To respond to these requirements, MNCs have created various special-purpose vehicles to drive compliance and have created whole departments to manage these obligations. Some executives view these compliance obligations as burdensome and serve to lower competitiveness. Suffice to say, many countries now carry localization obligations on MNCs seeking to invest and can be viewed as part of doing international business. In a Harvard Business Review (HBR) article in December 2002, ‘The competitive advantage of corporate philanthropy’, Michael Porter and Mark Kramer way back then argued that executives increasingly see themselves in a no-win situation - caught between critics demanding ever higher levels of corporate social responsibility and investors applying relentless pressure to maximize short-term profits. Giving more does not satisfy the critics—the more companies donate; the more is expected of them.

In recent times corporate attitudes to philanthropy have changed and migrated from giving several small donations to a few local charities, and, taking photographs to be published in the company newsletter, to a more strategic and context-based approach. These CSR obligations have increasingly taken on amplified significance. Take the example of mining companies who are increasingly required to comply with social and environmental plans and stringent reporting requirements as part of the continuation of their mining licenses. These plans require collaborations with local authorities, traditional councils, and communities to undertake social development initiatives that can amount to more than 5% of turnover. Executives have gradually come to realize that CSR, when implemented strategically, can enhance the quality of relationships with host communities, and drive competitive advantage and public image of the corporation - all of which advance corporate strategy. Some investors, for example, USA-based pension funds, demand certain minimum performance indicators on the ESG index before taking up shareholding. This cemented the relationship between corporate strategy and social and environmental responsibility.
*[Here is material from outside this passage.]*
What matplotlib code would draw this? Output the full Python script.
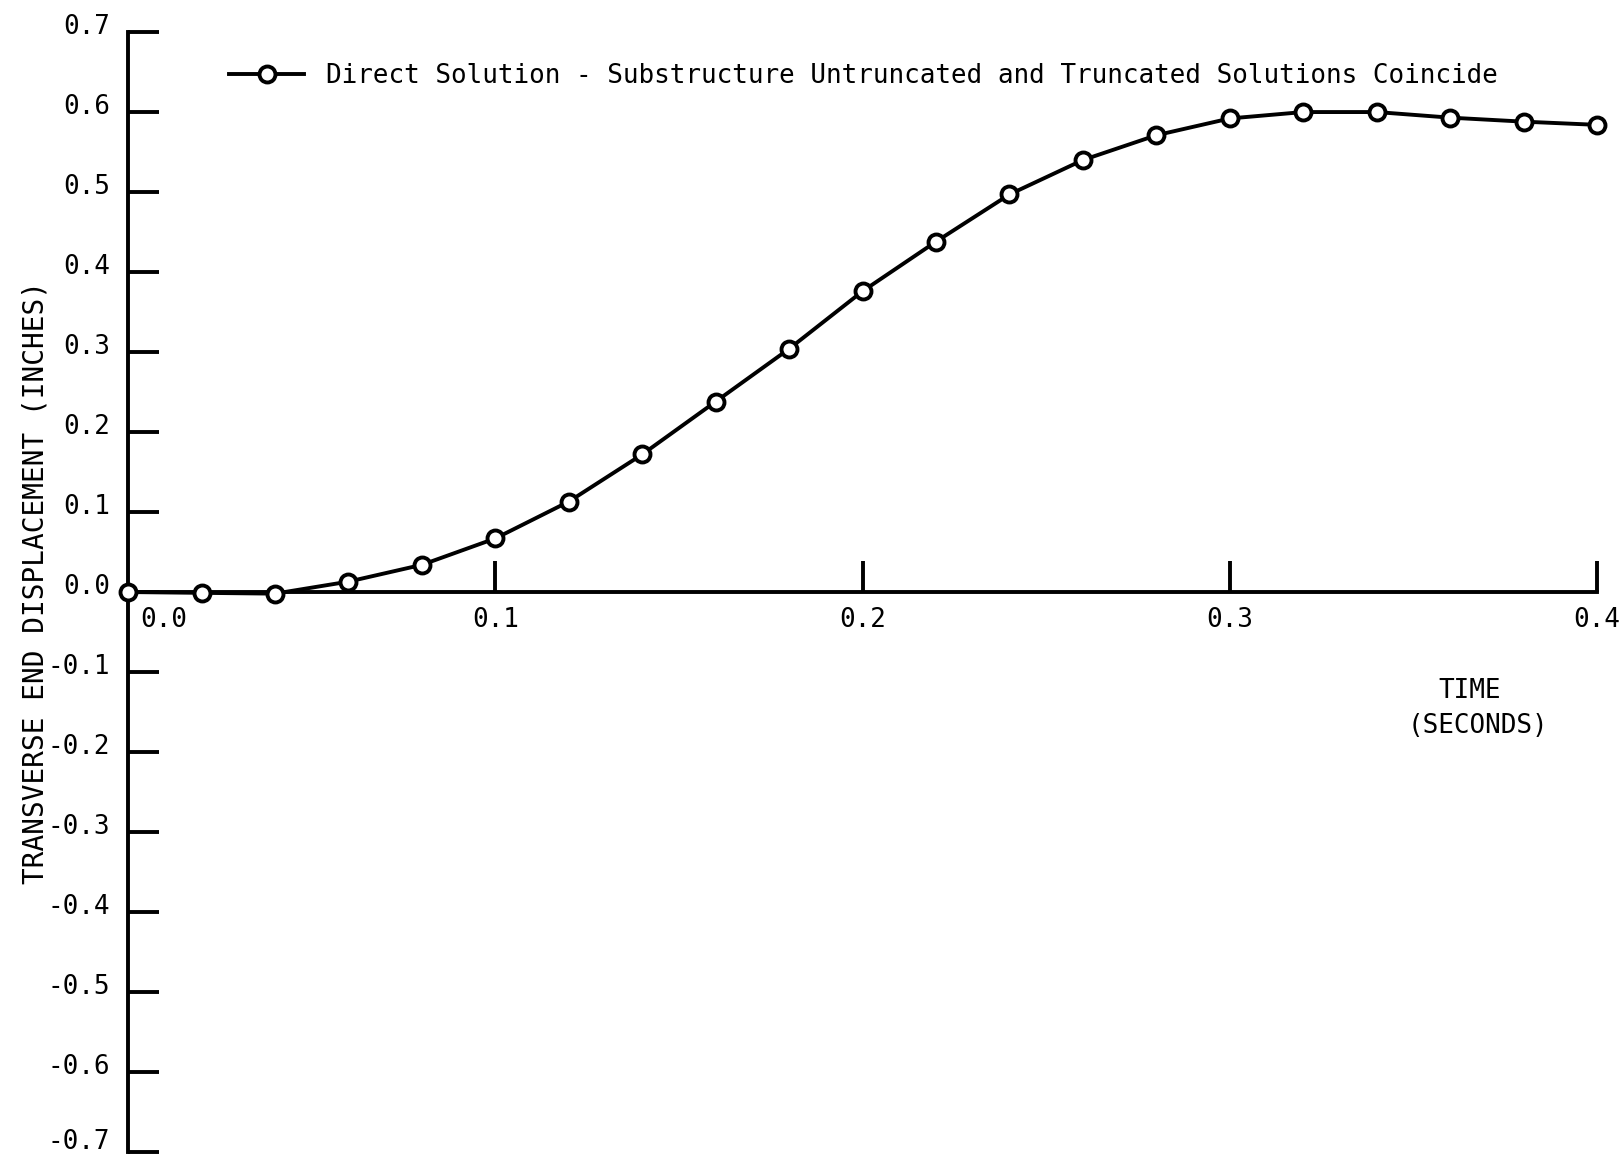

The ability of corporate leaders to implement context-based CSR programmes that have positive effects on stakeholders and enhance corporate strategy, requires some of the following approaches based on our experience advising various MNCs in over 20 countries:

Create deliberate linkages of the CSR strategy to the corporations’ existing capabilities and strengths – if you run an investment bank as an example, then utilise the immense skills amongst your staff in financial analysis, modeling, and deal origination to support pro bono high-impact start-ups working on waste to value initiatives in your ecosystems or municipality to reach scale as an example. Use some of the recycled products at your bank and offer business development support services tailored to the entrepreneur’s needs for growth.

Create staff buy-in and buzz about your CSR initiatives – employees are the greatest resource in any organisation and their active participation and infusion of ideas will be a key success factor. Staff increasingly views employers that are active in social causes and upliftment of communities as desirable places to work.

Align with other worthwhile major global trends and initiatives – partnership with like-minded, influential, and reputable donor organisations and causes are important to stay relevant.

Develop clear baseline and measurement matrices to determine the impact – what cannot be measured does not get done. Be clear about what matters to the investor markets, regulators, and communities and how to measure and communicate your impacts. Align with best practice international reporting standards and benchmarks and entrench these into core business operations and ensure data collection, analysis and reporting, and feedback loops are dynamic.

Use your CSR funding pools to invest in long-term programmatic initiatives – avoid the scattered approach to investments. Focus on medium to long-term programmatic interventions that show potential for significant impact. That does not mean one does not donate for emergency relief efforts or humanitarian disasters, however, those are the exceptions and not the norm.

Apply strict governance procedures and reporting protocols to ensure activities in the CRS programme can withstand scrutiny even during times of crisis- nothing could harm a MNCs image more than compliance irregularities in the CSR programmes.

Build long-term financial sustainability in whatever CSR vehicle you have created – many MNCs have financial structures that ensure a long-term funding plan for CSR such as issuance of shares, guaranteed annual contributions, and endowments, in some cases from the estates of the senior executives or founder(s).

Eloquently articulated by Potter and Kramer in their HBR article, ‘Philanthropy can often be the most cost-effective way for a company to improve its competitive context, enabling companies to leverage the efforts and infrastructure of non-profits and other institutions.’